A iniciativa é necessária porque, mesmo que o acordo comercial entre os blocos já preveja expressamente, por exemplo, o respeito ao Acordo de Paris, essa tem sido uma ressalva levantada por vários atores europeus que dizem não aceitar a ratificação do tratado com o Mercosul.
Há duas semanas, por exemplo, eurodeputados propuseram uma emenda em que diziam que o Parlamento Europeu estava “extremamente preocupado com a política ambiental de Jair Bolsonaro, que vai contra os compromissos do Acordo de Paris, em particular no combate ao aquecimento global e à proteção à biodiversidade”.
“Nessas circunstâncias, o acordo UE-Mercosul não pode ser ratificado como está”, dizia o trecho final da alteração proposta, que acabou aprovado pela maioria dos parlamentares (a citação inicial ao presidente foi rejeitada).
Negociadores dos dois lados da mesa afirmam que, mesmo com o reforço no compromisso político, a tramitação do acordo deve ficar mesmo para o ano que vem.
O texto ainda está sob revisão legal, e a Comissão Europeia já deu sinais de que não tem pressa para encerrá-la, pois precisa usar seu capital político em outras pendências, como o plano de recuperação da crise do coronavírus e o orçamento dos próximos sete anos.
Após a revisão legal, o tratado terá que ser traduzido nas 23 línguas oficiais dos dois blocos e só então seguir para a aprovação dos governos e parlamentares.
Antes disso, haverá ainda a decisão sobre se ele será ou não fatiado.

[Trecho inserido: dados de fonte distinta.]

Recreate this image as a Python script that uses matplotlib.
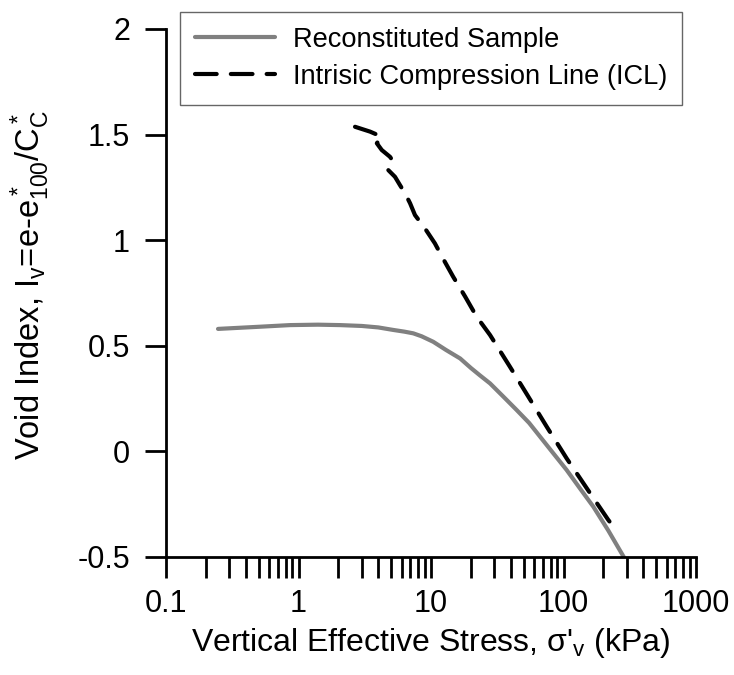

Como está no momento, ele é um acordo de associação, um documento amplo que inclui um capítulo comercial e um capítulo político, como era praxe quando ele começou a ser negociado, em 1999.
O problema é que itens como direitos humanos, direitos sociais e imigração, que fazem parte do capítulo político, são de responsabilidade compartilhada entre a UE e seus Estados-membros.
Isso faz com que o acordo precise ser aprovado nos Legislativos nacionais e regionais dos 27 países. Se um deles rejeitar, todo o tratado é derrubado.
No fatiamento, o capítulo comercial, que é responsabilidade exclusiva da União Europeia, não precisaria mais passar pelos Parlamentos nacionais e regionais. Seria submetido ao Parlamento Europeu e ao Conselho da União Europeia.
Também por não ser de responsabilidade compartilhada, o acordo comercial não dependeria mais de unanimidade dos votos no Conselho (onde estão representantes dos 27 países). Bastaria o sim de 55% dos países (atualmente, no mínimo 15), desde que representem 65% da população do bloco.
O fatiamento foi usado recentemente nas parcerias com Vietnã e Singapura e, desde 2018, a União Europeia já vem optando por fazer propostas separadas na origem, como no caso do Japão, para evitar a insegurança jurídica provocada pelo risco de tudo ser derrubado pelo Legislativo de um único país.
O acordo “dá [uma] abertura de mercado substancial para a UE, e a UE também terá uma vantagem substancial de pioneiro porque este é o primeiro acordo do tipo que o Mercosul está tendo com um parceiro global”, disse Dombrovskis ao Politico.
Relatório final de impacto feito pela LSE (London School of Economics) mostrou que o acordo com o Mercosul traz vantagens significativas para a União Europeia.
Estimando resultados esperados em vários indicadores, sem o acordo e com ele, num cenário conservador e num otimista, eles projetaram um ganho no PIB, com o acordo, de 10,9 bilhões de euros (R$ 68,4 bi) para a UE em 2032 na versão conservadora, e de 15 bilhões (R$ 94 bi) na otimista, ou 0,1% do PIB do bloco.
O Mercosul teria uma elevação de 7,4 bilhões de euros (R$ 46,4 bi) no cenário conservador e 11,5 bilhões de euros (R$ 72 bi) no otimista.
Apesar do esforço da Comissão, países como Áustria, França e Holanda continuam afirmando que o acordo com o Mercosul não pode ser assinado “como está”.
A frase foi repetida na semana passada pelo ministro do Comércio da França, Jean-Baptiste Lemoyne, em audiência na comissão do tema no Parlamento Europeu, na qual ele chamou o acordo com o Mercosul de “rascunho”: “O tratao de livre-comércio traz ganhos, mas esses ganhos não podem ser obtidos a qualquer preço, e certamente não ao preço do desmatamento”.
A ministra do Comércio da Holanda, Sigrid Kaag, que com Lemoyne apresentou propostas de regras ambientais mais duras na revisão da política comercial da Europa, disse que “o objetivo não é reabrir negociações”, mas é indispensável reforçar as disposições dos parceiros comerciais com as metas ambientais, como as do Acordo de Paris.
Segundo ela, o governo holandês só vai se pronunciar sobre o acordo depois que tiver o documento final nas mãos e puder avaliá-lo e debatê-lo. “Mas nos preocupamos com informações sobre desmatamento e questões de direitos humanos que organizações têm levantado”, afirmou ela.